Prolegomena to Any Future Metaphysics Essay Questions

  1. 1

    What are the three faculties of the human mind, and what role do they each play in creating knowledge?

    The three faculties are sensory intuition, the understanding, and Reason. Sensory intuition provides us with sensory information about the world; it also provides us with the pure intuitions of space and time, from which mathematics is derived. The understanding regulates and combines sensory impressions to form objective judgments, using pure concepts. Reason regulates the two and attempts to add knowledge of a purely speculative kind.

  2. 2

    Explain how mathematics and the natural sciences are possible according to Kant.

    Mathematics is derived from the pure intuitions of the senses, space and time. These are the forms that the mind imposes on our sensory impressions to order them. If you take away every sensory detail you can imagine, you will still have space and time. Geometry is a pure representation of space, and arithmetic is a pure representation of changes to quantity over time. The natural sciences, in their turn, derive from the pure concepts of the understanding. The pure concepts of the understanding are ways of arranging sensory impressions so as to turn them into objectively valid judgments. The concept of causality, without which natural science would not be possible, originates in the mind. Both mathematics and natural sciences are therefore derived from the empirical world, as well as the structures of the mind.

  3. 3

    What is Kant’s “Copernican turn,” and how, in his view, does it distinguish him from philosophers before him?

    The Copernican turn is Kant’s way of describing his focus on the structures and abilities of the mind, instead of on the world itself—just as Copernicus centered things on the sun, rather than the earth. Kant believes that philosophical questions about the real and true nature of things has led philosophy into one blind alley after another. The way out of these alleys is to realize that things as we experience them are formed by the mind; we can then know things about the mind itself. This holds true for space and time, which are forms of perception; causality, which cannot be proven to exist in the world, but is rather a concept of the understanding; and for various speculations about the existence of God and the immortal soul, all of which are revealed as unsolvable once we embrace the fact that we can only know objects that are given in experience.

  4. 4

    How does metaphysics differ from mathematics and the natural sciences?
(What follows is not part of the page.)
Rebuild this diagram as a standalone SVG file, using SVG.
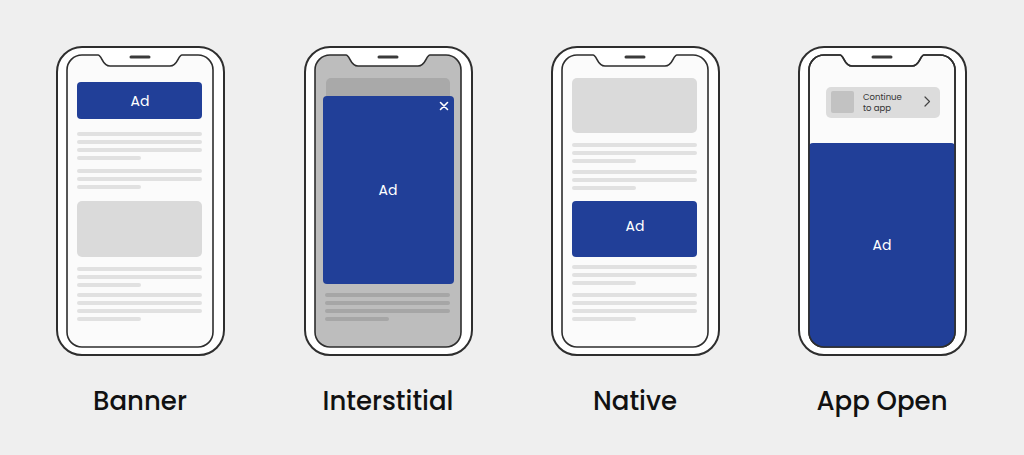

    The crucial difference between metaphysics and mathematics and the natural sciences is that the latter are derived from experience. Their concepts are taken from experience—quantities, shapes—and they can be verified by experience. Mathematics and the natural sciences have limits, in that there are realms of the world they cannot describe, but within them, there are no questions that cannot be answered. Metaphysics, on the other hand, takes all of its concepts from reason, so they cannot be verified by experience. Consequently, metaphysics is constantly led into error. Furthermore, metaphysics is bounded, in that there are questions it would like to answer, but cannot. The proper use of metaphysics, therefore, is to critique itself; unlike mathematics and physics, it is the science of what we cannot know.

  5. 5

    What is “critique,” and in what way does it describe the methodology and the structure of the Prolegomena?

    Critique is the use of Reason to examine Reason itself. Because the Ideas of Reason are not derived from experience, and so cannot be verified, Reason is constantly asking questions that cannot be answered: like whether God exists, whether the world is infinite or finite, whether we have immortal souls, and so on. The proper use of Reason is then to examine itself, to check these concepts for internal contradictions, as Kant does in the “antinomies” of the Third Part, where he explains why an equally valid argument can be presented for and against each Idea. A full critique consists of examining concepts and Ideas and their relation to each of the individual faculties. The three-part structure of the Prolegomena is therefore a critique of metaphysics.